Task to complete:
Transcribe all of the material exactly. Any picture in it should be left out.

Records with drawing code
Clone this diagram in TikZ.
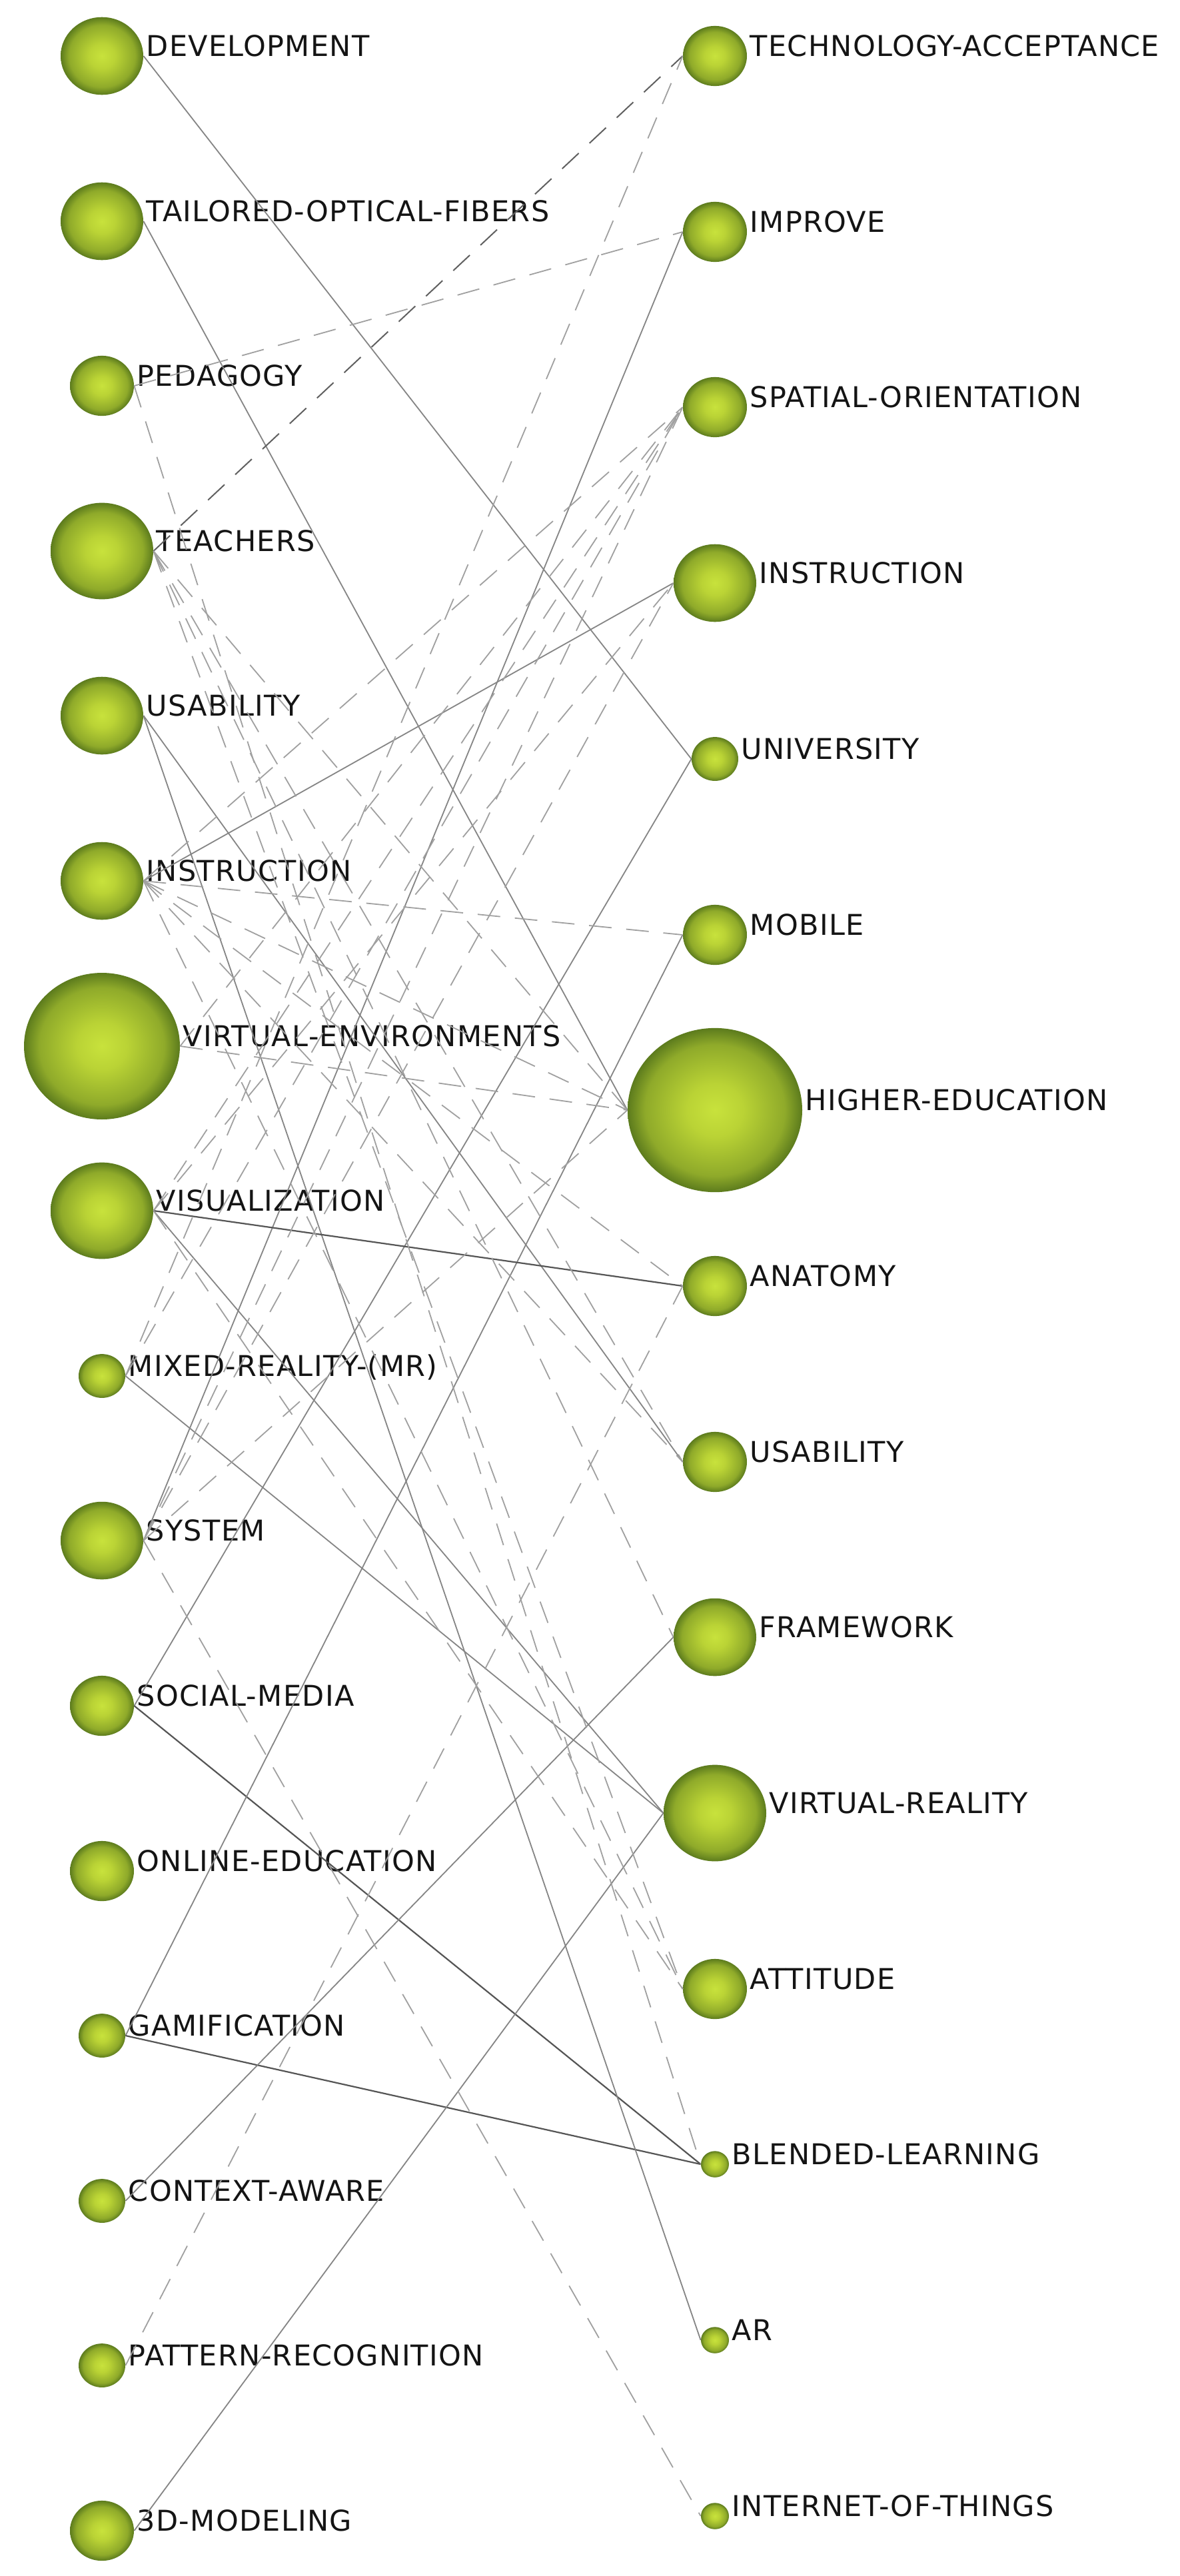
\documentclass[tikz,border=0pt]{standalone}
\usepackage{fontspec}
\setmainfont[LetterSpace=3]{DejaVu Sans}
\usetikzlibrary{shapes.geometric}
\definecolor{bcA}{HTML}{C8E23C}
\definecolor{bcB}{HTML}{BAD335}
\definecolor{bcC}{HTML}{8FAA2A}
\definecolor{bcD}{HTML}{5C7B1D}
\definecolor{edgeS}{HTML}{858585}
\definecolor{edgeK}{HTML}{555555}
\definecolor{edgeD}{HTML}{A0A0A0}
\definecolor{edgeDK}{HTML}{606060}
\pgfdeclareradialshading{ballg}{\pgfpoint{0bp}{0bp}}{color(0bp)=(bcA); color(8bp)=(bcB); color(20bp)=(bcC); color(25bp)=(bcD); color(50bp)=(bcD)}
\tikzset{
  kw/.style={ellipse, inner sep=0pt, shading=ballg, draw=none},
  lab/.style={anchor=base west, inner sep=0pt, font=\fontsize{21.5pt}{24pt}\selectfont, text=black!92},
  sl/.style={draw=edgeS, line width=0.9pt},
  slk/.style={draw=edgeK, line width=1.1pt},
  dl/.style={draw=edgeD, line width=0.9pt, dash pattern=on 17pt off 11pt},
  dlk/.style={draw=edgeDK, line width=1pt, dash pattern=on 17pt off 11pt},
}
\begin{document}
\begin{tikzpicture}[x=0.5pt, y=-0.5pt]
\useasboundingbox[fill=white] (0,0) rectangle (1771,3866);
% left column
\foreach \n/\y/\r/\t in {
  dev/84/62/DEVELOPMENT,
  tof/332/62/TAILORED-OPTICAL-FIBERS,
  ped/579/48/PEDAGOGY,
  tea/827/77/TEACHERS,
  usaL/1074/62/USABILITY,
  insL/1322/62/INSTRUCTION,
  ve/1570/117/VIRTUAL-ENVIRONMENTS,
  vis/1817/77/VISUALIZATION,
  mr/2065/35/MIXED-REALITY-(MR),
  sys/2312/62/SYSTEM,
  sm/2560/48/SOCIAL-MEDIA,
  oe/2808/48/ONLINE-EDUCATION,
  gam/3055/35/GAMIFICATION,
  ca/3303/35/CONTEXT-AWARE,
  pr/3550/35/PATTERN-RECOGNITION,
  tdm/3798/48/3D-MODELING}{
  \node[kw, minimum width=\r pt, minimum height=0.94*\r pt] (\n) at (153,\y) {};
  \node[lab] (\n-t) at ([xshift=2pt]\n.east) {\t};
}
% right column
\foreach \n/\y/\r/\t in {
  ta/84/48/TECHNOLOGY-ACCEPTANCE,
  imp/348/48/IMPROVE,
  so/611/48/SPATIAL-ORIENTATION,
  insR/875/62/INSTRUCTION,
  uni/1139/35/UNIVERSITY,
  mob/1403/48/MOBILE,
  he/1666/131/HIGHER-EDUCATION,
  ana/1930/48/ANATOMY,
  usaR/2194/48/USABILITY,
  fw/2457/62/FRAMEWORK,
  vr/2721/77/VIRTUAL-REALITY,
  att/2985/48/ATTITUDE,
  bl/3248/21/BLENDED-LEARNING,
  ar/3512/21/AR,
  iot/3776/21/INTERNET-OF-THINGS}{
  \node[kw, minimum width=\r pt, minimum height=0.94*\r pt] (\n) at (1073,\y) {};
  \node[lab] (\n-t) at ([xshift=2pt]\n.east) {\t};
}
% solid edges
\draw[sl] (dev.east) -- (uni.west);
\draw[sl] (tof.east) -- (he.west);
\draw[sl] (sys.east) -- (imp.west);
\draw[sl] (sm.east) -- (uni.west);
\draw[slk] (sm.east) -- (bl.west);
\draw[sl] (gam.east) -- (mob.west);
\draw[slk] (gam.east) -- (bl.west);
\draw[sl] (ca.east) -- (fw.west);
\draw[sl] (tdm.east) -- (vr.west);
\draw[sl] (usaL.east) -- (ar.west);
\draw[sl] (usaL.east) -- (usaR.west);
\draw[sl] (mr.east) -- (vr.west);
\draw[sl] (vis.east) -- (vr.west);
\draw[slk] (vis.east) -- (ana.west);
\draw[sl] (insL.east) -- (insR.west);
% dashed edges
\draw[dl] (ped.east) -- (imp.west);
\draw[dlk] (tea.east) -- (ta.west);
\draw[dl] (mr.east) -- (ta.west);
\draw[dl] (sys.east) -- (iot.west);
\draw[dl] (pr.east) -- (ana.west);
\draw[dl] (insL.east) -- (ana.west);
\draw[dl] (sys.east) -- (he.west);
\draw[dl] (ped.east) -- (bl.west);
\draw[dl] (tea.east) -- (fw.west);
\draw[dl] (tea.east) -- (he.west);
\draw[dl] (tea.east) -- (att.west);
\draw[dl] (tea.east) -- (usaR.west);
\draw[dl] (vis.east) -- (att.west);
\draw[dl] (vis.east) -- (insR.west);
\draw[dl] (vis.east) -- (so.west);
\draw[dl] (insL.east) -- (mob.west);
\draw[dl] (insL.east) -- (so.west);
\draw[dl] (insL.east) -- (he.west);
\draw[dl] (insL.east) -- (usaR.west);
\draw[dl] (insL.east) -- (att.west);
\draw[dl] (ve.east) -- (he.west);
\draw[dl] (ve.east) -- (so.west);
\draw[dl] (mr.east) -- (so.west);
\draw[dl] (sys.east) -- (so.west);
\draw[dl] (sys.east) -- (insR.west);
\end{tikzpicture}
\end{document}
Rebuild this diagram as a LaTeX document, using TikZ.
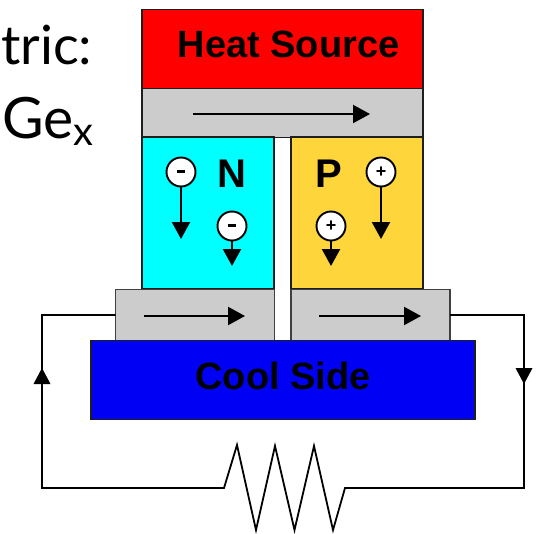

Correct output:
Clone this diagram in TikZ.
\documentclass[tikz,border=0pt]{standalone}
\usepackage{fontspec}
\setmainfont[LetterSpace=3]{DejaVu Sans}
\usetikzlibrary{shapes.geometric}
\definecolor{bcA}{HTML}{C8E23C}
\definecolor{bcB}{HTML}{BAD335}
\definecolor{bcC}{HTML}{8FAA2A}
\definecolor{bcD}{HTML}{5C7B1D}
\definecolor{edgeS}{HTML}{858585}
\definecolor{edgeK}{HTML}{555555}
\definecolor{edgeD}{HTML}{A0A0A0}
\definecolor{edgeDK}{HTML}{606060}
\pgfdeclareradialshading{ballg}{\pgfpoint{0bp}{0bp}}{color(0bp)=(bcA); color(8bp)=(bcB); color(20bp)=(bcC); color(25bp)=(bcD); color(50bp)=(bcD)}
\tikzset{
  kw/.style={ellipse, inner sep=0pt, shading=ballg, draw=none},
  lab/.style={anchor=base west, inner sep=0pt, font=\fontsize{21.5pt}{24pt}\selectfont, text=black!92},
  sl/.style={draw=edgeS, line width=0.9pt},
  slk/.style={draw=edgeK, line width=1.1pt},
  dl/.style={draw=edgeD, line width=0.9pt, dash pattern=on 17pt off 11pt},
  dlk/.style={draw=edgeDK, line width=1pt, dash pattern=on 17pt off 11pt},
}
\begin{document}
\begin{tikzpicture}[x=0.5pt, y=-0.5pt]
\useasboundingbox[fill=white] (0,0) rectangle (1771,3866);
% left column
\foreach \n/\y/\r/\t in {
  dev/84/62/DEVELOPMENT,
  tof/332/62/TAILORED-OPTICAL-FIBERS,
  ped/579/48/PEDAGOGY,
  tea/827/77/TEACHERS,
  usaL/1074/62/USABILITY,
  insL/1322/62/INSTRUCTION,
  ve/1570/117/VIRTUAL-ENVIRONMENTS,
  vis/1817/77/VISUALIZATION,
  mr/2065/35/MIXED-REALITY-(MR),
  sys/2312/62/SYSTEM,
  sm/2560/48/SOCIAL-MEDIA,
  oe/2808/48/ONLINE-EDUCATION,
  gam/3055/35/GAMIFICATION,
  ca/3303/35/CONTEXT-AWARE,
  pr/3550/35/PATTERN-RECOGNITION,
  tdm/3798/48/3D-MODELING}{
  \node[kw, minimum width=\r pt, minimum height=0.94*\r pt] (\n) at (153,\y) {};
  \node[lab] (\n-t) at ([xshift=2pt]\n.east) {\t};
}
% right column
\foreach \n/\y/\r/\t in {
  ta/84/48/TECHNOLOGY-ACCEPTANCE,
  imp/348/48/IMPROVE,
  so/611/48/SPATIAL-ORIENTATION,
  insR/875/62/INSTRUCTION,
  uni/1139/35/UNIVERSITY,
  mob/1403/48/MOBILE,
  he/1666/131/HIGHER-EDUCATION,
  ana/1930/48/ANATOMY,
  usaR/2194/48/USABILITY,
  fw/2457/62/FRAMEWORK,
  vr/2721/77/VIRTUAL-REALITY,
  att/2985/48/ATTITUDE,
  bl/3248/21/BLENDED-LEARNING,
  ar/3512/21/AR,
  iot/3776/21/INTERNET-OF-THINGS}{
  \node[kw, minimum width=\r pt, minimum height=0.94*\r pt] (\n) at (1073,\y) {};
  \node[lab] (\n-t) at ([xshift=2pt]\n.east) {\t};
}
% solid edges
\draw[sl] (dev.east) -- (uni.west);
\draw[sl] (tof.east) -- (he.west);
\draw[sl] (sys.east) -- (imp.west);
\draw[sl] (sm.east) -- (uni.west);
\draw[slk] (sm.east) -- (bl.west);
\draw[sl] (gam.east) -- (mob.west);
\draw[slk] (gam.east) -- (bl.west);
\draw[sl] (ca.east) -- (fw.west);
\draw[sl] (tdm.east) -- (vr.west);
\draw[sl] (usaL.east) -- (ar.west);
\draw[sl] (usaL.east) -- (usaR.west);
\draw[sl] (mr.east) -- (vr.west);
\draw[sl] (vis.east) -- (vr.west);
\draw[slk] (vis.east) -- (ana.west);
\draw[sl] (insL.east) -- (insR.west);
% dashed edges
\draw[dl] (ped.east) -- (imp.west);
\draw[dlk] (tea.east) -- (ta.west);
\draw[dl] (mr.east) -- (ta.west);
\draw[dl] (sys.east) -- (iot.west);
\draw[dl] (pr.east) -- (ana.west);
\draw[dl] (insL.east) -- (ana.west);
\draw[dl] (sys.east) -- (he.west);
\draw[dl] (ped.east) -- (bl.west);
\draw[dl] (tea.east) -- (fw.west);
\draw[dl] (tea.east) -- (he.west);
\draw[dl] (tea.east) -- (att.west);
\draw[dl] (tea.east) -- (usaR.west);
\draw[dl] (vis.east) -- (att.west);
\draw[dl] (vis.east) -- (insR.west);
\draw[dl] (vis.east) -- (so.west);
\draw[dl] (insL.east) -- (mob.west);
\draw[dl] (insL.east) -- (so.west);
\draw[dl] (insL.east) -- (he.west);
\draw[dl] (insL.east) -- (usaR.west);
\draw[dl] (insL.east) -- (att.west);
\draw[dl] (ve.east) -- (he.west);
\draw[dl] (ve.east) -- (so.west);
\draw[dl] (mr.east) -- (so.west);
\draw[dl] (sys.east) -- (so.west);
\draw[dl] (sys.east) -- (insR.west);
\end{tikzpicture}
\end{document}
Rebuild this diagram as a LaTeX document, using TikZ.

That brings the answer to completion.